Despite its low budget look, The Navigator is a surprisingly inventive and original quasi-SciFi adventure. The production values remind me a great deal of a pair of Terry Gilliam films, Time Bandits and Jabberwocky, in that a lot of creativity is used to stretch a little money a long way. The Navigator's story is very simple, but great performances all around make it both believable and engaging. Lyons and McFarlane are both terrific in their roles, and Marshall Napier and Noel Appleby are also good as Searle and Ulf, a pair of brothers (one stout-hearted and the other bumbling, but well-meaning) who make the journey as well. There's plenty of good fish-out-of-water material when the travellers finally reach the modern world, but the beauty is that it's all treated just seriously enough to give the story a dark, dramatic edge (but not so seriously that you can't appreciate the humor of the situation either). The Navigator is one of those often overlooked, but classic, SciFi gems that I live for. It definitely merits the attention of a wider audience.

Sadly, while the film is now available on DVD, it hasn't been given the treatment it deserves. This new disc, by obscure label Hen's Tooth, is about as bare-bones as DVDs come these days. First of all, while the film was originally presented with a widescreen aspect ratio of 1.85:1, what you get here is a cropped pan & scan. You can definitely see the crowding of the image in terms of action and framing. The video itself looks to have been mastered from an analog source tape - I'd bet it was 3/4" U-Matic. Heck, you can even see the tape hits, along with lots of analog color bleed, less-than-pleasing blacks, soft muddy detail and excessive digital artifacting. There's also film grain a plenty, but given the budget, I'm not surprised. That's forgivable. Hen's Tooth not even bothering to go back to the original source materials and release this film in its proper aspect ratio is not.

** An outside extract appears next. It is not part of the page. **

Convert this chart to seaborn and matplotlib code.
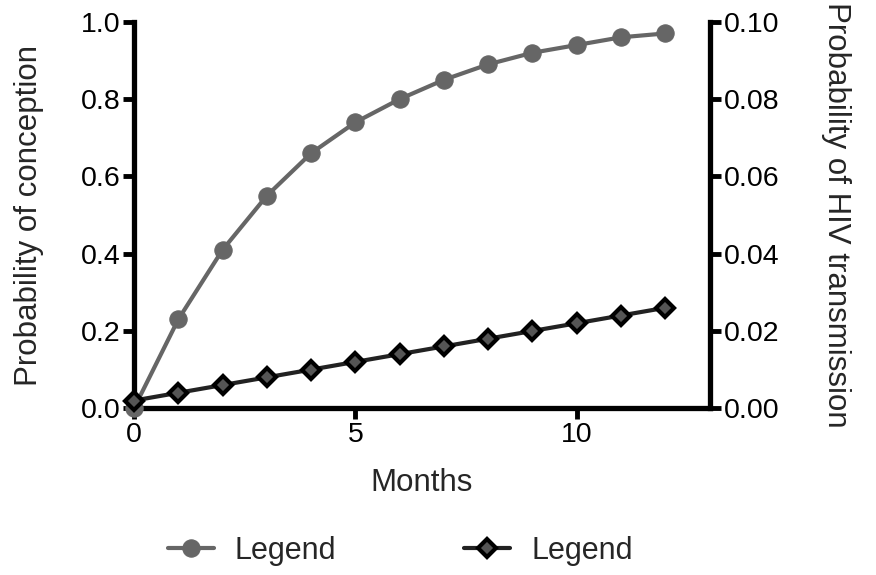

The audio side, at least, fares a little better. The sound is a run-of-the-mill Dolby Digital 2.0 stereo mix. It's actually not that bad, and manages to convey enough sense of space to be effective. Dialogue is mostly clear, which is important given that the thick accents often make understanding certain characters difficult (especially without subtitles - you'll find none here). There's even enough bass to get the job done - not much, but enough.

As for extras... there aren't any, unless you count some of the cheesiest quasi-film-themed animated menus screens I've ever seen. There's not even a trailer. The average DVD fan could probably have produced this DVD on their desktop PC in about an hour. Bleech.

Okay... so the film is great but the DVD's a turkey. What's a fan to do? Well... I recommend looking for a REALLY great sale price on this title. If you can find one, snap it up but quick. The Navigator is well worth the time and effort and, at least until someone like Image or Synapse can release a better edition, this disc as good as its gonna get.